• **JOB**
Look through the data below and work out how many lines contain the string "this". Give the number alone.
[start of RECORDS TO USE]
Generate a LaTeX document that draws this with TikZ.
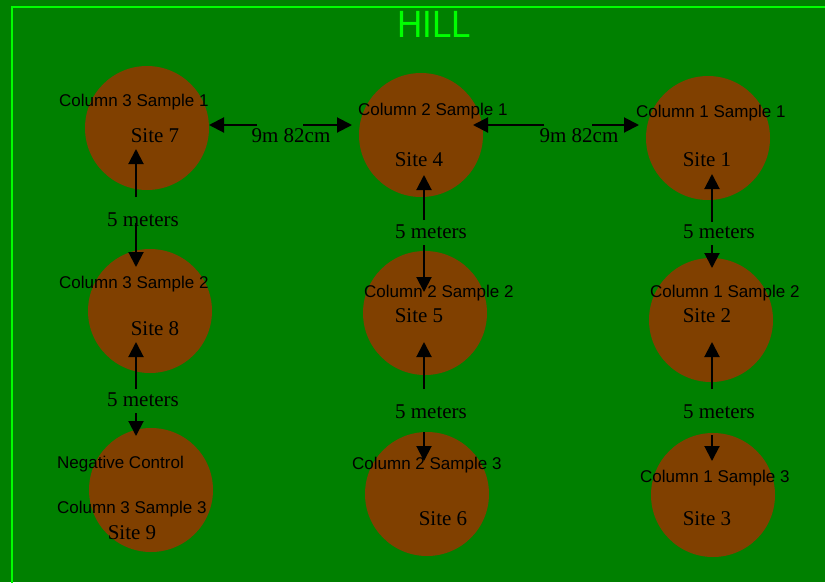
\documentclass[tikz,border=0pt]{standalone}
\usepackage{fontspec}
\setmainfont{Liberation Serif}
\newfontfamily\arialfont{Liberation Sans}
\usetikzlibrary{arrows.meta}
\definecolor{HillGreen}{HTML}{008000}
\definecolor{HillLime}{HTML}{00FF00}
\definecolor{SoilBrown}{HTML}{804000}

\begin{document}
\begin{tikzpicture}[x=1pt, y=-1pt, >={Triangle[length=15pt, width=15pt]},
        site/.style={circle, fill=SoilBrown, minimum size=124pt, inner sep=0pt},
        sitelabel/.style={inner sep=0pt, font=\fontsize{21}{24}\selectfont},
        samplelabel/.style={inner sep=0pt, anchor=west, font=\arialfont\fontsize{17}{19}\selectfont},
        distlabel/.style={inner sep=0pt, font=\fontsize{21}{24}\selectfont},
        arrow/.style={->, line width=2pt, black}]

        \useasboundingbox (0,0) rectangle (825,582);
        \clip (0,0) rectangle (825,582);
        \fill[HillGreen] (0,0) rectangle (825,582);
        \draw[HillLime, line width=2pt] (11.5,6.5) rectangle (840,600);
        \node[text=HillLime, inner sep=0pt, xscale=0.92, font=\arialfont\fontsize{38}{40}\selectfont] (hill) at (434,24) {HILL};

        % sampling sites
        \node[site] (s7) at (147,128) {};
        \node[site] (s8) at (150,311) {};
        \node[site] (s9) at (151,490) {};
        \node[site] (s4) at (421,135) {};
        \node[site] (s5) at (425,313) {};
        \node[site] (s6) at (427,494) {};
        \node[site] (s1) at (708,138) {};
        \node[site] (s2) at (711,320) {};
        \node[site] (s3) at (713,495) {};

        % column 3
        \node[samplelabel] (c3s1) at (59,102) {Column 3 Sample 1};
        \node[sitelabel] (t7) at (155,136) {Site 7};
        \node[samplelabel] (c3s2) at (59,284) {Column 3 Sample 2};
        \node[sitelabel] (t8) at (155,329) {Site 8};
        \node[samplelabel] (neg) at (57,464) {Negative Control};
        \node[samplelabel] (c3s3) at (57,509) {Column 3 Sample 3};
        \node[sitelabel] (t9) at (132,533) {Site 9};

        % column 2
        \node[samplelabel] (c2s1) at (358,111) {Column 2 Sample 1};
        \node[sitelabel] (t4) at (419,160) {Site 4};
        \node[samplelabel] (c2s2) at (364,293) {Column 2 Sample 2};
        \node[sitelabel] (t5) at (419,316) {Site 5};
        \node[samplelabel] (c2s3) at (352,465) {Column 2 Sample 3};
        \node[sitelabel] (t6) at (443,519) {Site 6};

        % column 1
        \node[samplelabel] (c1s1) at (636,113) {Column 1 Sample 1};
        \node[sitelabel] (t1) at (707,160) {Site 1};
        \node[samplelabel] (c1s2) at (650,293) {Column 1 Sample 2};
        \node[sitelabel] (t2) at (707,316) {Site 2};
        \node[samplelabel] (c1s3) at (640,478) {Column 1 Sample 3};
        \node[sitelabel] (t3) at (707,519) {Site 3};

        % distances
        \node[distlabel] (d74) at (291,136) {9m 82cm};
        \node[distlabel] (d41) at (579,136) {9m 82cm};
        \node[distlabel] (d78) at (143,220) {5 meters};
        \node[distlabel] (d89) at (143,400) {5 meters};
        \node[distlabel] (d45) at (431,232) {5 meters};
        \node[distlabel] (d56) at (431,412) {5 meters};
        \node[distlabel] (d12) at (719,232) {5 meters};
        \node[distlabel] (d23) at (719,412) {5 meters};

        % arrow ends
        \coordinate (h74a) at (257,125); \coordinate (h74b) at (209,125);
        \coordinate (h74c) at (303,125); \coordinate (h74d) at (352,125);
        \coordinate (h41a) at (544,125); \coordinate (h41b) at (473,125);
        \coordinate (h41c) at (592,125); \coordinate (h41d) at (639,125);
        \coordinate (v78a) at (136,197); \coordinate (v78b) at (136,149);
        \coordinate (v78c) at (136,223); \coordinate (v78d) at (136,267);
        \coordinate (v89a) at (136,389); \coordinate (v89b) at (136,342);
        \coordinate (v89c) at (136,413); \coordinate (v89d) at (136,436);
        \coordinate (v45a) at (424,220); \coordinate (v45b) at (424,175);
        \coordinate (v45c) at (424,245); \coordinate (v45d) at (424,292);
        \coordinate (v56a) at (424,389); \coordinate (v56b) at (424,342);
        \coordinate (v56c) at (424,432); \coordinate (v56d) at (424,461);
        \coordinate (v12a) at (712,222); \coordinate (v12b) at (712,174);
        \coordinate (v12c) at (712,245); \coordinate (v12d) at (712,268);
        \coordinate (v23a) at (712,389); \coordinate (v23b) at (712,342);
        \coordinate (v23c) at (712,435); \coordinate (v23d) at (712,461);

        \foreach \a in {h74, h41, v78, v89, v45, v56, v12, v23} {
            \draw[arrow] (\a a) -- (\a b);
            \draw[arrow] (\a c) -- (\a d);
        }
    \end{tikzpicture}
\end{document}
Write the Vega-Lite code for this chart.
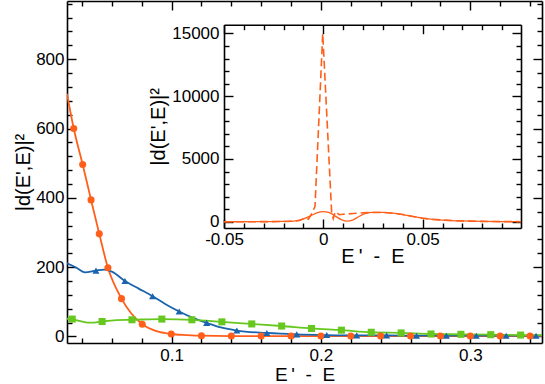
[end of RECORDS TO USE]
• **EXERCISE RESPONSE**
2